Remember: If journalism was really hard, it wouldn't be journalists doing it.

(Ask me how I know.) [/q]

How about simple math skills? Is that too much to ask for?

I found a glaring math error in a WSJ article from this weekend.

They claimed the break even point for the added cost on the MB E320 CDI is 40k miles.  They're just a bit off; the correct number is 28350.  That's not exactly a rounding error...





Cornell '98 '00; Yale 01-03; UConn 03-07; Brown 07-09; Penn State faculty 09-
Work is no longer an excuse to live near an ECACHL team... :(

Greg Berge

Writing isn't hard.

Good writing, on the other hand...

marty

[Q]jeh25 Wrote:

 [Q2]billhoward Wrote:

 writing isn't all that hard. Not rocket science. It's five W's and an H. It's finding stuff to write about, digging, and making it interesting, that's hard.

Remember: If journalism was really hard, it wouldn't be journalists doing it.

(Ask me how I know.) [/Q]
How about simple math skills? Is that too much to ask for?

I found a glaring math error in a WSJ article from this weekend.

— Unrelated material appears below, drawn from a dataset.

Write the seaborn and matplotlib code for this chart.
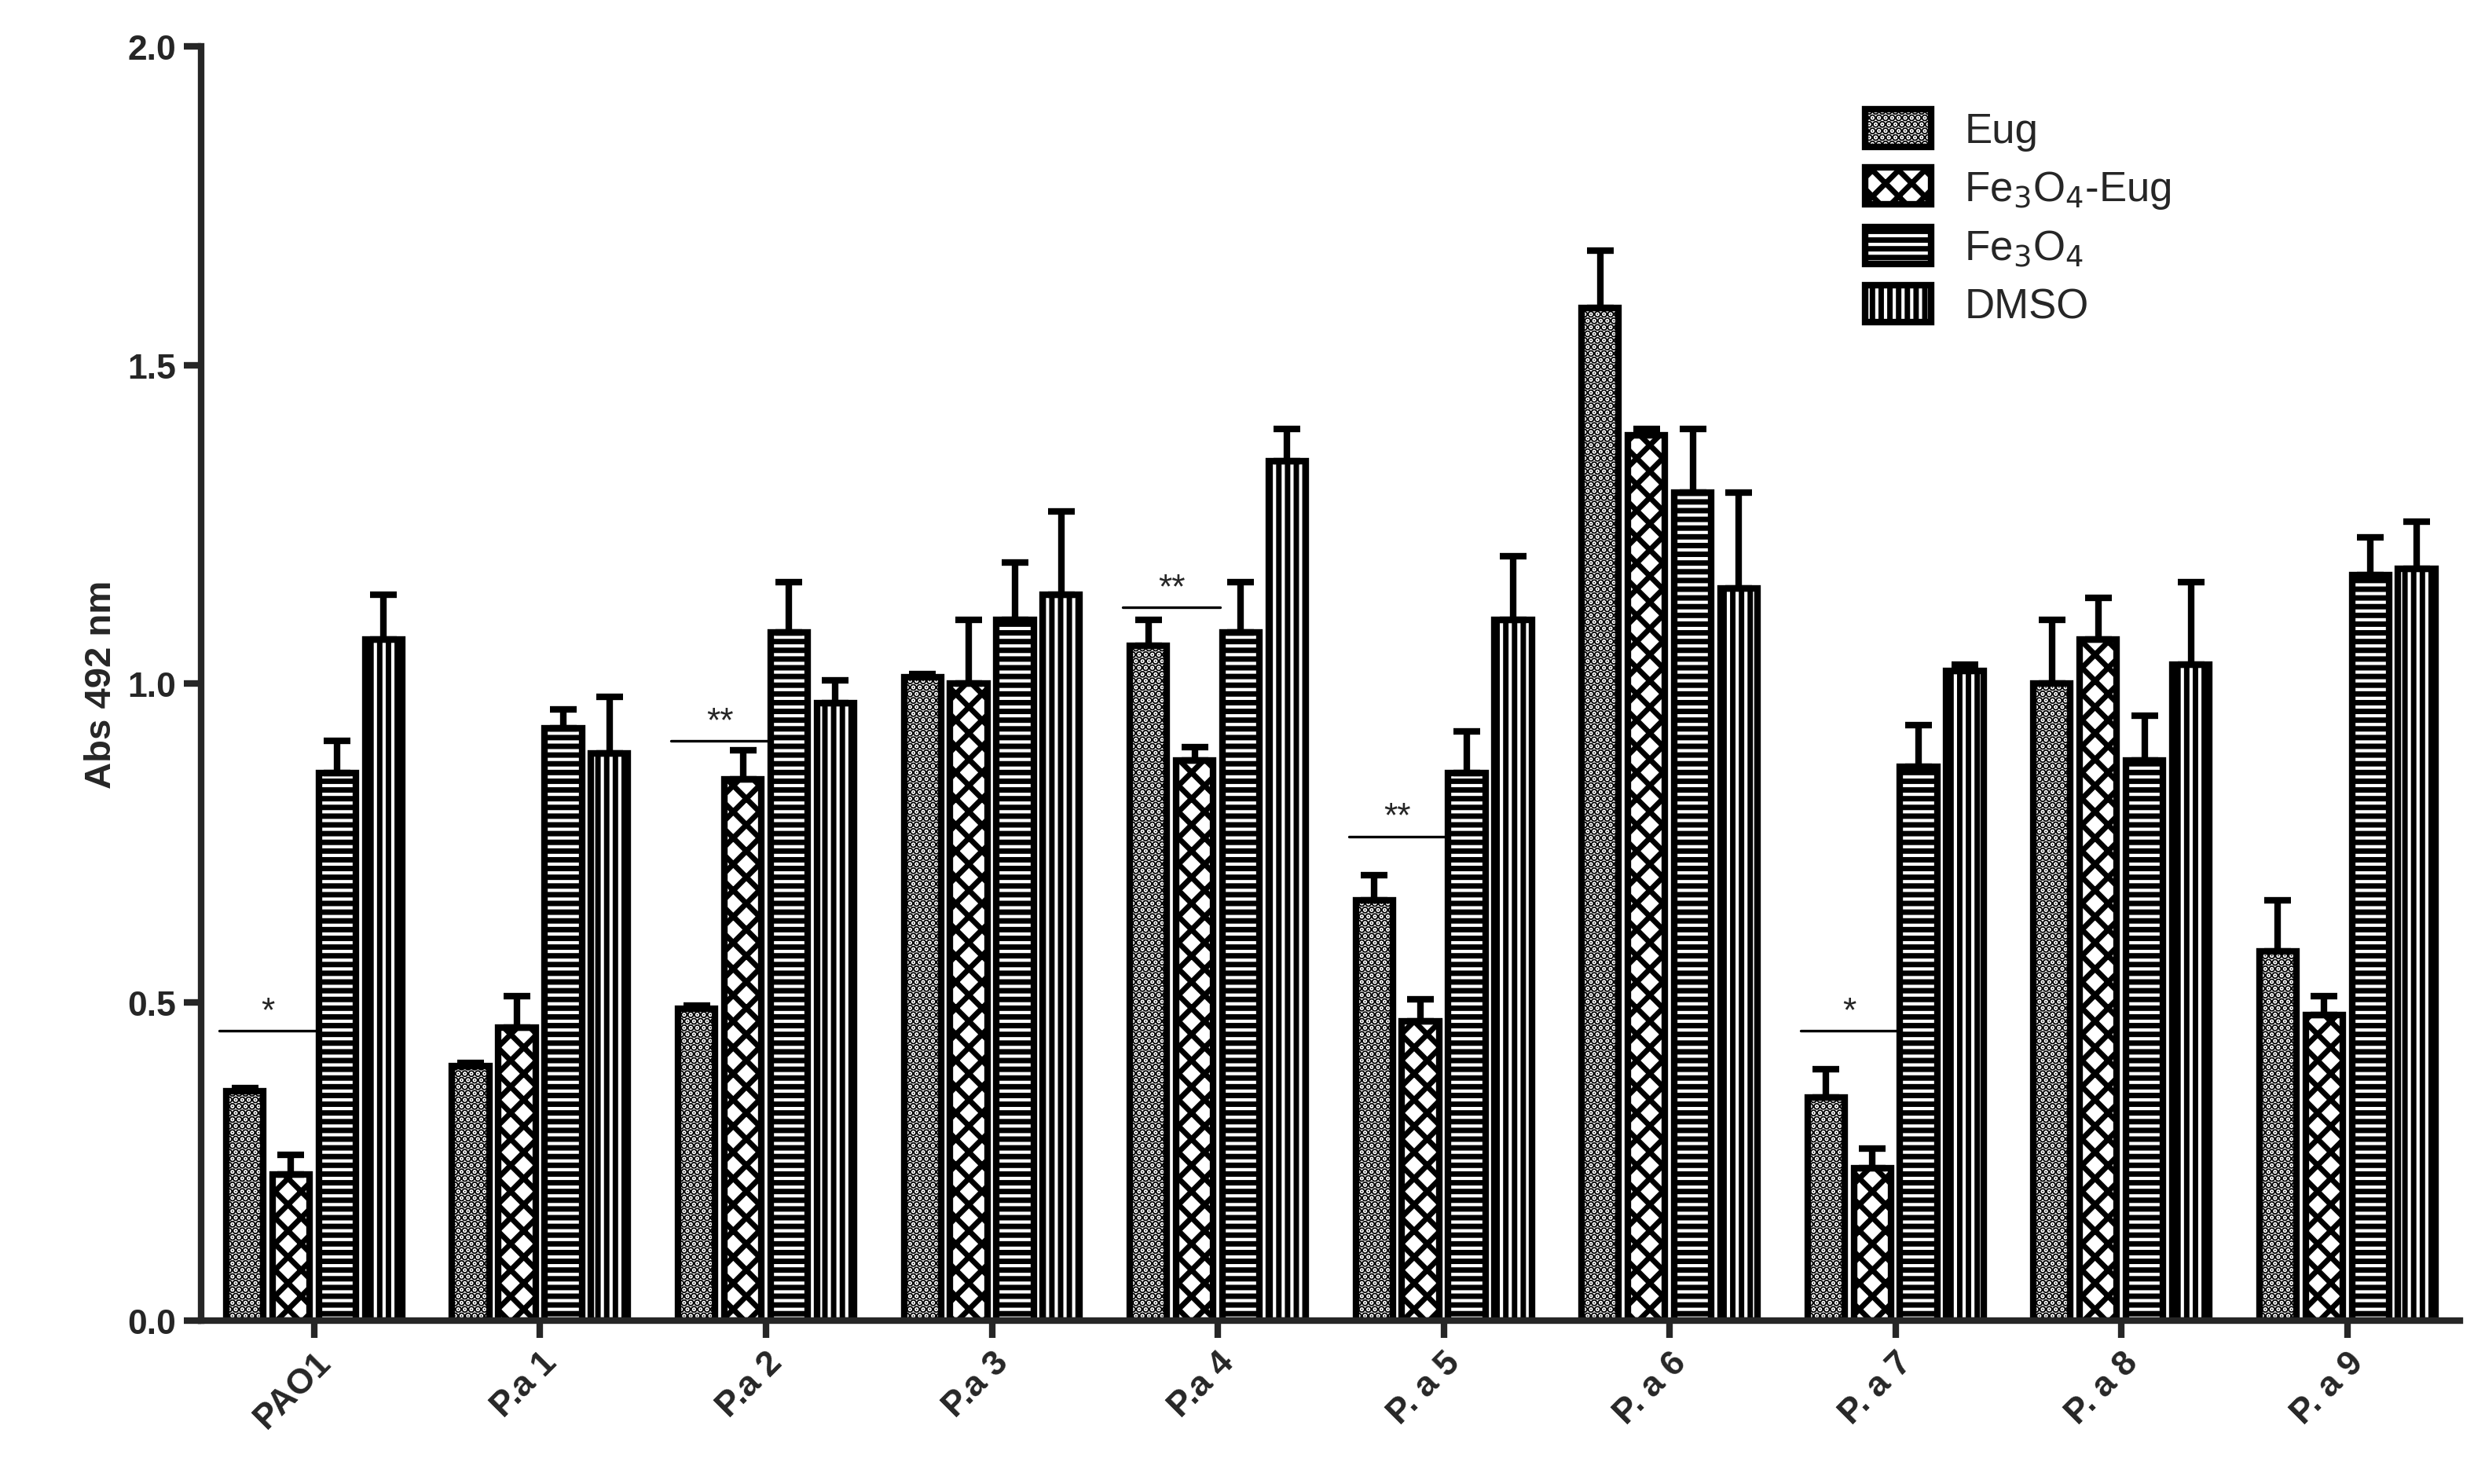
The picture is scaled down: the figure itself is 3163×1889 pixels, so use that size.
import numpy as np
import pandas as pd
import seaborn as sns
import matplotlib.pyplot as plt

sns.set_style("ticks")
plt.rcParams['font.family'] = ['Arial', 'Liberation Sans', 'DejaVu Sans']
plt.rcParams['hatch.linewidth'] = 2.5

strains = ["PAO1", "P.a 1", "P.a 2", "P.a 3", "P.a 4", "P. a 5", "P. a 6", "P. a 7", "P. a 8", "P. a 9"]
groups = ["Eug", "Fe$_3$O$_4$-Eug", "Fe$_3$O$_4$", "DMSO"]
eug = [0.36, 0.40, 0.49, 1.01, 1.06, 0.66, 1.59, 0.35, 1.00, 0.58]
fe_eug = [0.23, 0.46, 0.85, 1.00, 0.88, 0.47, 1.39, 0.24, 1.07, 0.48]
fe = [0.86, 0.93, 1.08, 1.10, 1.08, 0.86, 1.30, 0.87, 0.88, 1.17]
dmso = [1.07, 0.89, 0.97, 1.14, 1.35, 1.10, 1.15, 1.02, 1.03, 1.18]
eug_err = [0.005, 0.005, 0.005, 0.005, 0.04, 0.04, 0.09, 0.045, 0.10, 0.08]
fe_eug_err = [0.03, 0.05, 0.045, 0.10, 0.02, 0.035, 0.01, 0.03, 0.065, 0.03]
fe_err = [0.05, 0.03, 0.08, 0.09, 0.08, 0.065, 0.10, 0.065, 0.07, 0.06]
dmso_err = [0.07, 0.09, 0.035, 0.13, 0.05, 0.10, 0.15, 0.01, 0.13, 0.075]
sig_idx = [0, 2, 4, 5, 7]
sig_y = [0.455, 0.91, 1.12, 0.76, 0.455]
sig_txt = ["*", "**", "**", "**", "*"]

vals = [eug, fe_eug, fe, dmso]
errs = [eug_err, fe_eug_err, fe_err, dmso_err]
rows = []
for g, v, e in zip(groups, vals, errs):
    for s, vv, ee in zip(strains, v, e):
        rows.append(dict(strain=s, group=g, value=vv, err=ee))
df = pd.DataFrame(rows)

fig = plt.figure(figsize=(15.815, 9.45), dpi=200)
ax = fig.add_axes([0.081, 0.11, 0.909, 0.858])
sns.barplot(data=df, x="strain", y="value", hue="group", hue_order=groups,
            order=strains, palette=["white"] * 4, edgecolor="black",
            linewidth=3, errorbar=None, width=0.82, gap=0.2, ax=ax)
hatches = ["....", "xx", "---", "|||"]
bar_conts = list(ax.containers[:4])
for ci, cont in enumerate(bar_conts):
    for j, p in enumerate(cont.patches):
        p.set_hatch(hatches[ci])
        x = p.get_x() + p.get_width() / 2
        ax.errorbar(x, p.get_height(), yerr=[[0], [errs[ci][j]]], fmt="none",
                    ecolor="black", elinewidth=3, capsize=6, capthick=3, zorder=1)
for k, i in enumerate(sig_idx):
    b0 = bar_conts[0].patches[i]
    b1 = bar_conts[1].patches[i]
    x0 = b0.get_x() - 0.03
    x1 = b1.get_x() + b1.get_width() + 0.03
    ax.plot([x0, x1], [sig_y[k], sig_y[k]], color="black", lw=1.2)
    ax.text((x0 + x1) / 2, sig_y[k] + 0.005, sig_txt[k], ha="center", va="bottom",
            fontsize=16)

ax.set_ylim(0, 2.0)
ax.set_xlim(-0.5, 9.5)
ax.set_yticks([0, 0.5, 1.0, 1.5, 2.0])
ax.set_yticklabels(["0.0", "0.5", "1.0", "1.5", "2.0"], fontsize=16, fontweight="bold")
ax.set_xticks(range(len(strains)))
ax.set_xticklabels(strains, rotation=45, ha="right", rotation_mode="anchor",
                   fontsize=16, fontweight="bold")
ax.set_xlabel("")
ax.set_ylabel("Abs 492 nm", fontsize=17, fontweight="bold")
ax.tick_params(width=3, length=8)
for s in ["left", "bottom"]:
    ax.spines[s].set_linewidth(3)
sns.despine(ax=ax)
leg = ax.legend(loc="upper left", bbox_to_anchor=(0.72, 0.98), frameon=False,
                fontsize=19, handlelength=1.6, handleheight=1.0, labelspacing=0.4)
for h, hh in zip(leg.legend_handles, hatches):
    h.set_hatch(hh)
    h.set_edgecolor("black")
    h.set_linewidth(3)
fig.savefig("out.png", dpi=200)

They claimed the break even point for the added cost on the MB E320 CDI is 40k miles.  They're just a bit off; the correct number is 28350.  That's not exactly a rounding error...[/q]

OK, I'll bite the added cost of what?  The fancy trunk insignia?  For those of us who can barely guess that you're talking about a Mercedes please shed a little light.

Also no short cuts, I want to see all your calculations or I'm only giving you partial credit!;-)

BTW, this reminds me of a local CPA that put out a newsletter years ago in which he "proved" that you could make money by borrowing it at 15% and getting a 10% return on the amount you borrowed.  He and I went back and forth a few times before I showed him that he didn't quite understand the time value of money.  No matter, he replied because most people prefer to have the cash now.

His projected retirement age is..... ::yark::
"When we came off, [Bitz] said, 'Thank God you scored that goal,'" Moulson said. "He would've killed me if I didn't."